Aku bahkan sampai terkagum-kagum dan tercengang mendengar kisah yang diceritakan oleh Syaikh Shafiyurrahman dalam Ar-Rahiq Al-Makthum, di mana ada seorang wanita Arab yang datang ke pasar kaum Yahudi Bani Qainuqa. Saat ia duduk di dekat pengrajin perhiasan, tanpa ia sadari ternyata ujung jilbabnya diikat oleh pengrajin perhiasan tersebut. Akibatnya, saat ia berdiri tersingkaplah auratnya. Sontak ia berteriak dan teriakannya didengar oleh seorang pemuda Islam yang ada di pasar itu juga. Pemuda itu menolongnya dan membunuh pengrajin perhiasan tersebut. Orang-orang Yahudi pun membalas perbuatan pemuda Islam itu dan membunuhnya. Berita ini sampai kepada Rasulullah saw. bersama pasukannya, Rasulullah saw. mengepung pemukiman Bani Qainuqa begitu ketat tanpa celah. Setelah 15 hari dikepung, Bani Qainuqa menyerah. Hampir saja seluruh kaum pria Bani Qainuqa dihukum mati Rasulullah saw. Karena Abdullah bin Ubay memohon kepada Rasulullah saw. untuk memaafkan mereka dan Rasulullah pun memaafkan mereka, dengan syarat Bani Qainuqa harus pergi sejauh mungkin dari Madinah.

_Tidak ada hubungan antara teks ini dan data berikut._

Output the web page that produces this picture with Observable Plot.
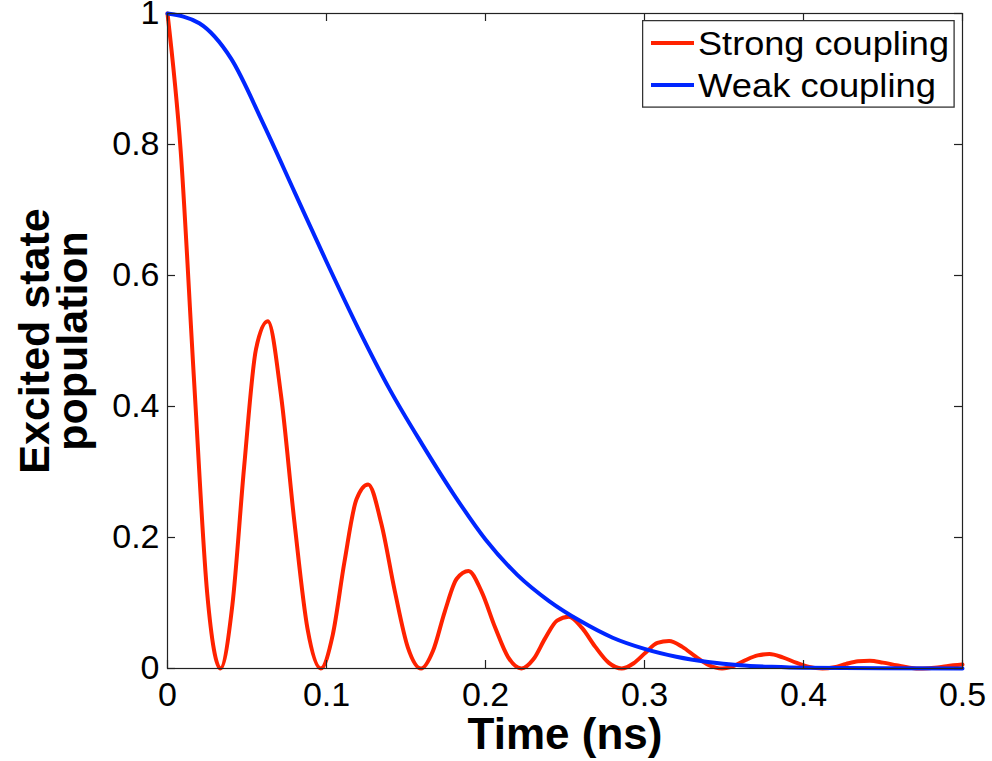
<!DOCTYPE html>
<html>
<head>
<meta charset="utf-8">
<script src="https://cdn.jsdelivr.net/npm/d3@7"></script>
<script src="https://cdn.jsdelivr.net/npm/@observablehq/plot@0.6"></script>
<style>
  body { margin: 0; background: #fff; }
  #wrap { position: relative; width: 992px; height: 761px; font-family: "Liberation Sans", Arial, sans-serif; }
  #wrap svg { display: block; }
  #legend { position: absolute; left: 642px; top: 20px; }
</style>
</head>
<body>
<div id="wrap"></div>
<script>
// ---------- data ----------
const xTicks = [0, 0.1, 0.2, 0.3, 0.4, 0.5];
const xTickLabels = ["0", "0.1", "0.2", "0.3", "0.4", "0.5"];
const yTicks = [0, 0.2, 0.4, 0.6, 0.8, 1];
const yTickLabels = ["0", "0.2", "0.4", "0.6", "0.8", "1"];

const seriesNames = ["Strong coupling", "Weak coupling"];
const seriesColors = ["#ff2200", "#0026ff"];

const xLabel = "Time (ns)";
const yLabel = "Excited state\npopulation";

const strongTime = [0, 0.0083, 0.0167, 0.025, 0.0333,
  0.0408, 0.0482, 0.0557, 0.0631,
  0.0714, 0.0798, 0.0881, 0.0964,
  0.1039, 0.1113, 0.1188, 0.1262,
  0.1345, 0.1429, 0.1512, 0.1595,
  0.167, 0.1744, 0.1819, 0.1893,
  0.1976, 0.206, 0.2143, 0.2226,
  0.2301, 0.2375, 0.245, 0.2524,
  0.2607, 0.2691, 0.2774, 0.2857,
  0.2932, 0.3006, 0.3081, 0.3155,
  0.3238, 0.3322, 0.3405, 0.3488,
  0.3563, 0.3637, 0.3712, 0.3786,
  0.3869, 0.3953, 0.4036, 0.4119,
  0.4194, 0.4268, 0.4343, 0.4417,
  0.45, 0.4584, 0.4667, 0.475,
  0.4825, 0.49, 0.5];
const strongPop = [1, 0.79, 0.44, 0.114, 0,
  0.097, 0.308, 0.488, 0.530,
  0.417, 0.224, 0.060, 0,
  0.051, 0.163, 0.258, 0.281,
  0.221, 0.119, 0.032, 0,
  0.027, 0.087, 0.137, 0.149,
  0.117, 0.063, 0.017, 0,
  0.014, 0.046, 0.073, 0.079,
  0.062, 0.033, 0.009, 0,
  0.008, 0.024, 0.039, 0.042,
  0.033, 0.018, 0.005, 0,
  0.004, 0.013, 0.020, 0.022,
  0.017, 0.009, 0.0025, 0,
  0.002, 0.007, 0.011, 0.012,
  0.009, 0.005, 0.0013, 0,
  0.001, 0.0036, 0.006];

const weakTime = [0, 0.02, 0.04, 0.06, 0.08, 0.10, 0.12, 0.14, 0.16, 0.18, 0.20,
  0.22, 0.24, 0.26, 0.28, 0.30, 0.32, 0.34, 0.36, 0.38, 0.40, 0.45, 0.50];
const weakPop = [1.000, 0.985, 0.931, 0.833, 0.727, 0.621, 0.519, 0.425, 0.343, 0.266, 0.197,
  0.143, 0.103, 0.072, 0.047, 0.030, 0.018, 0.010, 0.005, 0.0025, 0.001, 0.0002, 0.0];

// ---------- tables ----------
const strong = strongTime.map((t, i) => ({t, p: strongPop[i]}));
const weak = weakTime.map((t, i) => ({t, p: weakPop[i]}));

// ---------- layout ----------
const W = 992, H = 761, ML = 167, MR = 30, MT = 13, MB = 93;
const innerW = W - ML - MR, innerH = H - MT - MB, tick = 8;
const font = "'Liberation Sans', Arial, Helvetica, sans-serif";
const axisColor = "#222";

const chart = Plot.plot({
  width: W, height: H,
  marginLeft: ML, marginRight: MR, marginTop: MT, marginBottom: MB,
  style: {fontFamily: font, background: "#fff", color: "#000", overflow: "visible"},
  x: {domain: [0, 0.5]},
  y: {domain: [0, 1]},
  marks: [
    Plot.line(strong, {x: "t", y: "p", stroke: seriesColors[0], strokeWidth: 4, curve: "monotone-x"}),
    Plot.line(weak, {x: "t", y: "p", stroke: seriesColors[1], strokeWidth: 4, curve: "monotone-x"}),
    Plot.frame({stroke: axisColor, strokeWidth: 1.2}),
    Plot.ruleX(xTicks, {x: d => d, insetTop: innerH - tick, stroke: axisColor, strokeWidth: 1.2}),
    Plot.ruleX(xTicks, {x: d => d, insetBottom: innerH - tick, stroke: axisColor, strokeWidth: 1.2}),
    Plot.ruleY(yTicks, {y: d => d, insetRight: innerW - tick, stroke: axisColor, strokeWidth: 1.2}),
    Plot.ruleY(yTicks, {y: d => d, insetLeft: innerW - tick, stroke: axisColor, strokeWidth: 1.2}),
    Plot.axisX({ticks: xTicks, tickFormat: d => xTickLabels[xTicks.indexOf(d)], tickSize: 0, tickPadding: 13,
      fontSize: 34, label: null, fill: "#000"}),
    Plot.axisY({ticks: yTicks, tickFormat: d => yTickLabels[yTicks.indexOf(d)], tickSize: 0, tickPadding: 8,
      fontSize: 34, label: null, fill: "#000"}),
    Plot.text([xLabel], {frameAnchor: "bottom", dy: 66, fontSize: 44, fontWeight: "bold", lineAnchor: "middle", fill: "#000"}),
    Plot.text([yLabel], {frameAnchor: "left", rotate: -90, dx: -112, fontSize: 43, fontWeight: "bold",
      lineHeight: 0.88, lineAnchor: "middle", textAnchor: "middle", fill: "#000"})
  ]
});

const wrap = document.getElementById("wrap");
wrap.appendChild(chart);

// ---------- legend (overlaid in the upper-right corner) ----------
const legendTextLength = [251, 238];
const lg = d3.select(wrap).append("svg")
  .attr("id", "legend")
  .attr("width", 314).attr("height", 89);
lg.append("rect").attr("x", 0.6).attr("y", 0.6).attr("width", 311.5).attr("height", 86.5)
  .attr("fill", "#fff").attr("stroke", "#333").attr("stroke-width", 1.3);
seriesNames.forEach((name, i) => {
  const cy = 23 + i * 42;
  lg.append("line").attr("x1", 9).attr("x2", 52).attr("y1", cy).attr("y2", cy)
    .attr("stroke", seriesColors[i]).attr("stroke-width", 4);
  lg.append("text").attr("x", 56).attr("y", cy + 12)
    .attr("font-family", font).attr("font-size", 33).attr("fill", "#000")
    .attr("textLength", legendTextLength[i]).attr("lengthAdjust", "spacingAndGlyphs")
    .text(name);
});
</script>
</body>
</html>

Sungguh luar biasa Islam melindungi kehormatan kami. Setiap sanksi atau hukuman yang diberikan bagi para pelaku kejahatan, begitu tegas diterapkan dan tentu saja memberikan efek jera bagi para pelaku kekerasan dan yang pastinya hukumnya bersifat adil. Karena sumber hukumnya berasal dari Zat yang Mahaaadil lagi Mahasempurna. Tidak seperti hukum saat ini, bersumber dari akal yang terbatas, sehingga tidak heran jika kekecewaan dan ketidakadilan merupakan hal yang lumrah terjadi bagi para korban tindak kekerasan pada sistem pemerintahan saat ini.
Khilafah adalah jawaban atas permasalahan yang kami hadapi. Aku bersama saudara-saudaraku akan dijamin keamanannya. Ke mana pun kami melangkah tidak ada laki-laki yang berani mengusik kami. Kami pun bisa menyadari begitu berharganya kami dalam Islam, sehingga untuk mengerjakan setiap syariat agama bukanlah suatu hal yang berat untuk kami kerjakan, karena itu semua untuk melindungi kami dan sebagai tanda bakti kami kepada Sang Ilahi.
Kami berharap negeri ini pun segera menegakkan syariat Islam dalam berbangsa dan bernegara. Dalam naungan Daulah Khilafah Islamiyah aku bersama saudara-saudaraku akan sejahtera, aman lagi terlindungi, bahkan seluruh makhluk di muka bumi ini pun merasakan kebahagiaan tinggal di dalam naungan Daulah Khilafah Islamiyah.